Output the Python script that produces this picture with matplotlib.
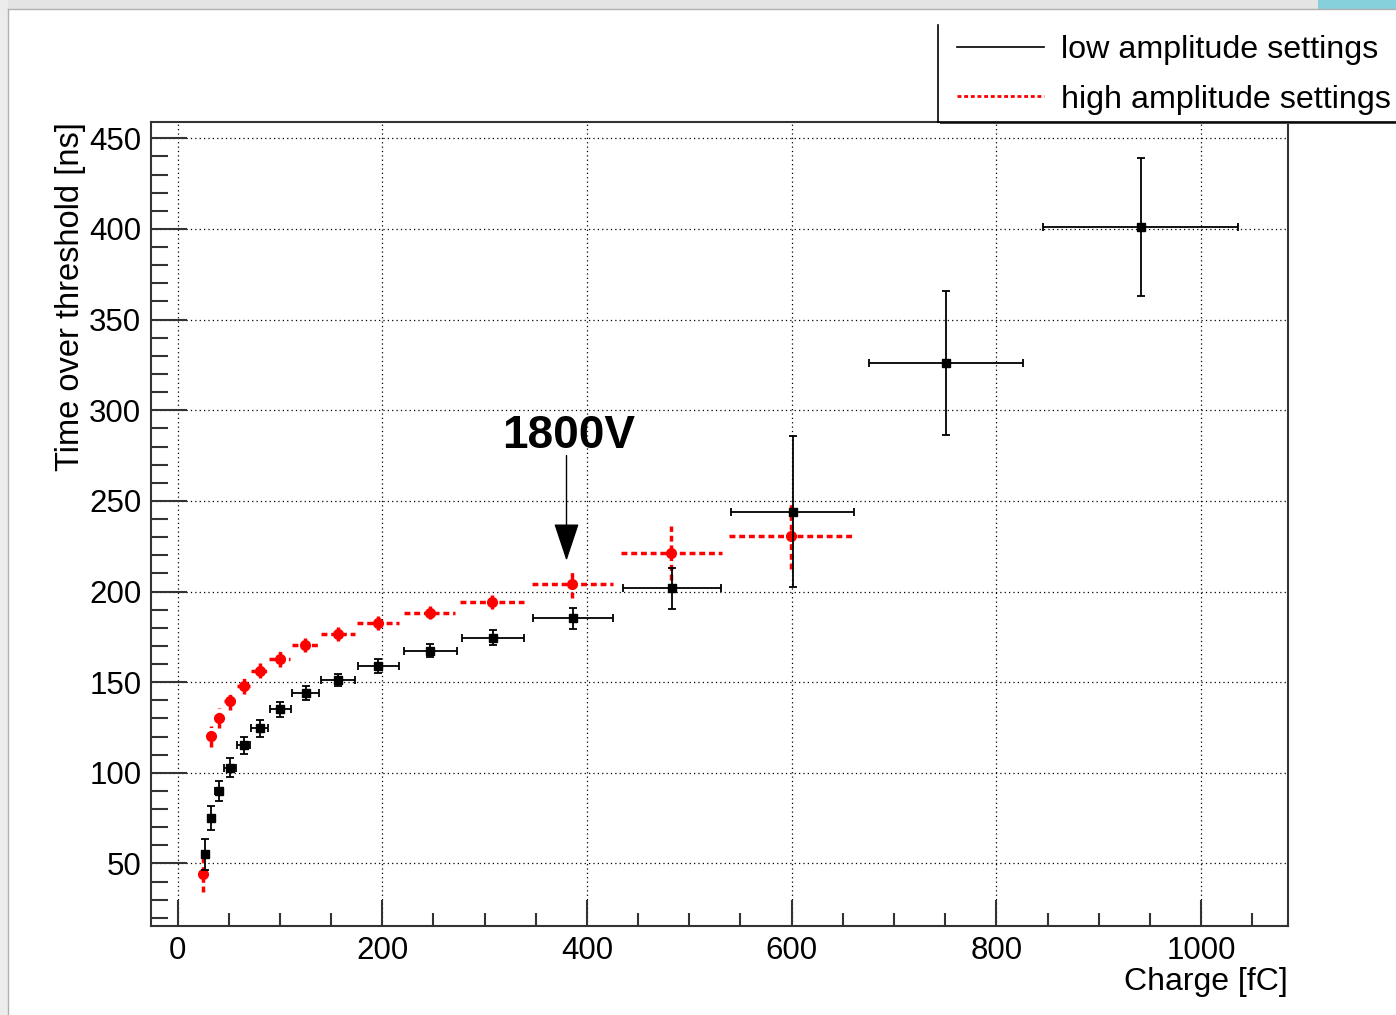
import matplotlib
matplotlib.use("Agg")
import matplotlib.pyplot as plt
import matplotlib.patches as patches
from matplotlib.lines import Line2D
from matplotlib.ticker import MultipleLocator

plt.rcParams['font.family'] = ['Liberation Sans', 'DejaVu Sans']

# low amplitude settings (black)
low_q = [26.4, 32.9, 40.4, 51.1, 64.5, 80.4, 100.3, 125, 157, 196, 247, 308, 386, 483, 601, 751, 941]
low_q_err = [2.6, 3.3, 4.0, 5.5, 6.3, 8.3, 10.5, 13, 16.4, 20, 26, 30, 39, 48, 60, 75, 95]
low_tot = [55.1, 75.1, 90.2, 102.9, 115.1, 124.5, 135.0, 144.0, 151.4, 159.1, 167.3, 174.6, 185.3, 201.7, 244.1, 326, 401.2]
low_tot_err = [8.5, 6.6, 5.5, 5.3, 4.6, 4.6, 4.2, 3.9, 3.3, 3.8, 3.5, 4.0, 5.7, 11.4, 41.8, 39.8, 38.2]

# high amplitude settings (red)
high_q = [24.8, 32.2, 40.1, 50.8, 64.5, 80.1, 99.7, 124.4, 156.6, 196.1, 246.2, 307.4, 385.8, 482.4, 599.5]
high_q_err = [2.5, 3.2, 4.0, 5.5, 6.3, 8.3, 10.5, 13, 16.4, 20.5, 25, 31, 39.5, 49.4, 61]
high_tot = [44.1, 120.2, 130.0, 139.8, 148.1, 156.2, 162.8, 170.6, 176.5, 182.6, 188.3, 194.3, 203.9, 221.1, 230.9]
high_tot_err = [10, 5.7, 5.5, 5.3, 4.5, 4.1, 4.2, 3.8, 3.9, 3.8, 3.6, 3.8, 7.4, 15, 18.2]

legend_labels = ["low amplitude settings", "high amplitude settings"]
annot_text = "1800V"
annot_x, annot_tip_y, annot_tail_y, annot_text_y = 380, 217, 275, 286

FS = 22.5
frame_col = "#333333"

fig = plt.figure(figsize=(13.96, 10.15), dpi=100)
ax = fig.add_axes([151/1396, 89/1015, (1288-151)/1396, (926-122)/1015])

# window chrome round the canvas
fig.patches.append(patches.Rectangle((0, 1-9/1015), 1, 9/1015, transform=fig.transFigure,
                                     facecolor="#e4e4e4", edgecolor="none", zorder=0))
fig.patches.append(patches.Rectangle((0, 0), 8/1396, 1, transform=fig.transFigure,
                                     facecolor="#ececec", edgecolor="none", zorder=0))
fig.patches.append(patches.Rectangle((1318/1396, 1-9/1015), 78/1396, 9/1015, transform=fig.transFigure,
                                     facecolor="#86d0dc", edgecolor="none", zorder=1))
fig.add_artist(Line2D([8/1396, 8/1396], [0, 1-9/1015], transform=fig.transFigure, color="#b0b0b0", lw=1))
fig.add_artist(Line2D([8/1396, 1], [1-9/1015, 1-9/1015], transform=fig.transFigure, color="#b0b0b0", lw=1))

eb_low = ax.errorbar(low_q, low_tot, xerr=low_q_err, yerr=low_tot_err, fmt='s', color='black',
                     markersize=6, elinewidth=1.3, capsize=3, capthick=1.3, zorder=4)

eb_high = ax.errorbar(high_q, high_tot, xerr=high_q_err, yerr=high_tot_err, fmt='o', color='red',
                      markersize=7, elinewidth=2.5, capsize=0, zorder=3)
for lc in eb_high[2]:
    lc.set_linestyle((0, (1.7, 1.1)))

ax.set_xlim(-26, 1085)
ax.set_ylim(15.5, 459)

ax.xaxis.set_major_locator(MultipleLocator(200))
ax.xaxis.set_minor_locator(MultipleLocator(50))
ax.yaxis.set_major_locator(MultipleLocator(50))
ax.yaxis.set_minor_locator(MultipleLocator(10))

ax.tick_params(which='both', direction='in', top=False, right=False, color=frame_col, width=1.5)
ax.tick_params(axis='y', which='major', length=26, pad=7, labelsize=FS)
ax.tick_params(axis='y', which='minor', length=12.5)
ax.tick_params(axis='x', which='major', length=19, pad=7, labelsize=FS)
ax.tick_params(axis='x', which='minor', length=9.5)

for s in ax.spines.values():
    s.set_color(frame_col)
    s.set_linewidth(1.5)

ax.grid(True, which='major', color='black', linestyle=(0, (1, 2.5)), linewidth=0.9)
ax.set_axisbelow(False)

ax.set_xlabel("Charge [fC]", fontsize=23, loc='right', labelpad=1)
ax.set_ylabel("Time over threshold [ns]", fontsize=23.5, loc='top', labelpad=2)

# annotation arrow
ax.annotate("", xy=(annot_x, annot_tip_y), xytext=(annot_x, annot_tail_y),
            arrowprops=dict(arrowstyle="-|>,head_length=24,head_width=8", mutation_scale=1,
                            color='black', lw=1, shrinkA=0, shrinkB=0), zorder=6)
ax.text(annot_x + 2, annot_text_y, annot_text, ha='center', va='center', fontsize=33,
        fontweight='bold', zorder=6)

# legend box, clipped at the right edge of the canvas (only left + bottom edges show)
lx0, ly0, ly1 = 938/1396, 1-122/1015, 1-25/1015
fig.patches.append(patches.Rectangle((lx0+2/1396, ly0-2/1015), 0.4, ly1-ly0, transform=fig.transFigure,
                                     facecolor="#444444", edgecolor="none", zorder=5))
fig.patches.append(patches.Rectangle((lx0, ly0), 0.4, ly1-ly0, transform=fig.transFigure,
                                     facecolor="white", edgecolor="none", zorder=6))
fig.add_artist(Line2D([lx0, lx0], [ly0, ly1], transform=fig.transFigure, color='black', lw=1.2, zorder=6.5))
fig.add_artist(Line2D([lx0, 1], [ly0, ly0], transform=fig.transFigure, color='black', lw=1.2, zorder=6.5))
handles = [Line2D([], [], color='black', lw=1.2),
           Line2D([], [], color='red', lw=2, linestyle=(0, (1.4, 1.0)))]
leg = fig.legend(handles, legend_labels, loc='upper left', bbox_to_anchor=(lx0 + 13/1396, ly1 - 4/1015),
                 frameon=False, fontsize=23.2, handlelength=2.7, handletextpad=0.5, labelspacing=0.6,
                 borderpad=0.2, borderaxespad=0)
leg.set_zorder(7)

fig.savefig("out.png", dpi=100)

* [GIVEN INSTRUCTION]: Your task is to reproduce exactly the lines from the start of the data above through the line containing "7.4, 15, 18.2]", leaving every picture out.

* [SOLUTION TO THIS EXERCISE]:
Output the Python script that produces this picture with matplotlib.
import matplotlib
matplotlib.use("Agg")
import matplotlib.pyplot as plt
import matplotlib.patches as patches
from matplotlib.lines import Line2D
from matplotlib.ticker import MultipleLocator

plt.rcParams['font.family'] = ['Liberation Sans', 'DejaVu Sans']

# low amplitude settings (black)
low_q = [26.4, 32.9, 40.4, 51.1, 64.5, 80.4, 100.3, 125, 157, 196, 247, 308, 386, 483, 601, 751, 941]
low_q_err = [2.6, 3.3, 4.0, 5.5, 6.3, 8.3, 10.5, 13, 16.4, 20, 26, 30, 39, 48, 60, 75, 95]
low_tot = [55.1, 75.1, 90.2, 102.9, 115.1, 124.5, 135.0, 144.0, 151.4, 159.1, 167.3, 174.6, 185.3, 201.7, 244.1, 326, 401.2]
low_tot_err = [8.5, 6.6, 5.5, 5.3, 4.6, 4.6, 4.2, 3.9, 3.3, 3.8, 3.5, 4.0, 5.7, 11.4, 41.8, 39.8, 38.2]

# high amplitude settings (red)
high_q = [24.8, 32.2, 40.1, 50.8, 64.5, 80.1, 99.7, 124.4, 156.6, 196.1, 246.2, 307.4, 385.8, 482.4, 599.5]
high_q_err = [2.5, 3.2, 4.0, 5.5, 6.3, 8.3, 10.5, 13, 16.4, 20.5, 25, 31, 39.5, 49.4, 61]
high_tot = [44.1, 120.2, 130.0, 139.8, 148.1, 156.2, 162.8, 170.6, 176.5, 182.6, 188.3, 194.3, 203.9, 221.1, 230.9]
high_tot_err = [10, 5.7, 5.5, 5.3, 4.5, 4.1, 4.2, 3.8, 3.9, 3.8, 3.6, 3.8, 7.4, 15, 18.2]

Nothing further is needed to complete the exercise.